Headcount outpaces systems, so theater paper-covers the cracks. Rituals multiply while decision rights and definitions of done lag behind. Ask any new manager for their decision-rights map and definition of ready; confusion means vibes are substituting for lanes. Pause new rituals for 60 days, ship the maps and standards for the three core workflows, then restart the ceremonies that actually help.

10. Remote distance

Without proximity, leaders over-index on vibes to feel connected. Zoom pep and emoji storms expand while the time to surface bad news stretches. Install truth channels that compress latency: a weekly risk review, written pre-reads, and a no-blame incident report due within 24 hours of detection. Measure the hours from detection to executive visibility, and make that number everyone's problem.

11. Consultant incentives

Cosmetic work is easy to package, price, and sell; operating-model change is slow and political. You end up deck-rich and behavior-poor.
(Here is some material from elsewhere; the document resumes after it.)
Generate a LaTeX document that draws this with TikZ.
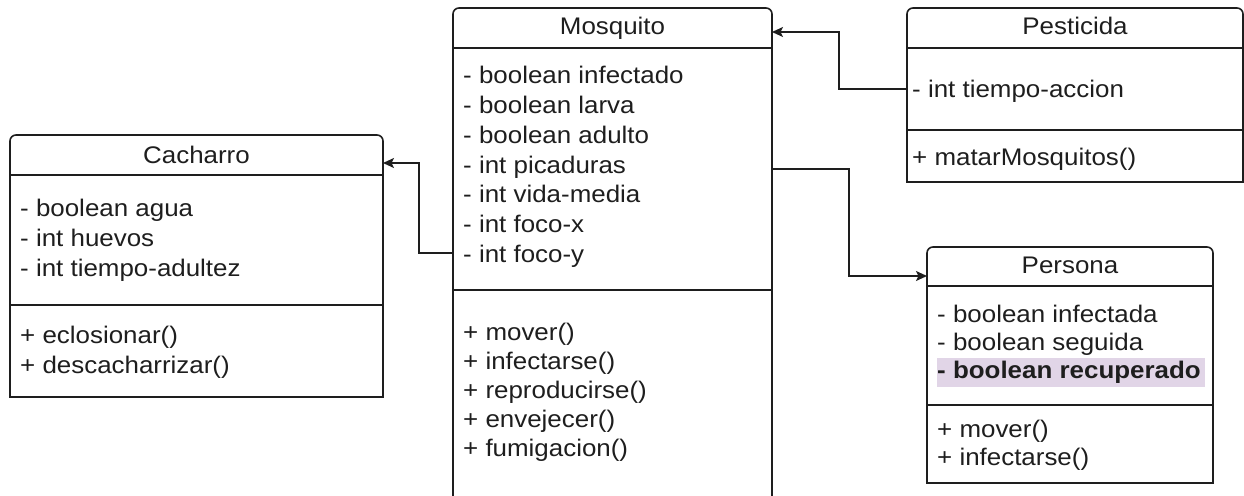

For every vendor deliverable, state the behavior that will change, the owner, and the metric that proves adoption, then tie fees to movement on those metrics and a completed policy or SOP. If a vendor will not sign up for outcomes, you are buying slides.

12. Risk sanitization

Legal pressure smooths edges until values become unfalsifiable, and an unfalsifiable value is unenforceable. Policies that forbid nothing change nothing. Write costed values that include one sacred yes, one explicit no, a recent example, and the name of the person who owned the cost. If a reasonable person could not use a value to veto a profitable decision without retaliation, it is wallpaper.

Self-audit

For each of the twelve forces above, write one recent proof, one enforcement mechanism, and one named owner with a next review date. Any blank field is a signal that you are manufacturing an image, not building a culture.

Cosmetics make a company likeable; culture makes it reliable. If you cannot point to the tradeoffs, the standards, the loops, and the consequences, you do not have a culture, you have branding, and no hire will save you from that. The marrow is yours to build, and the only question is whether you start before the next miss forces your hand.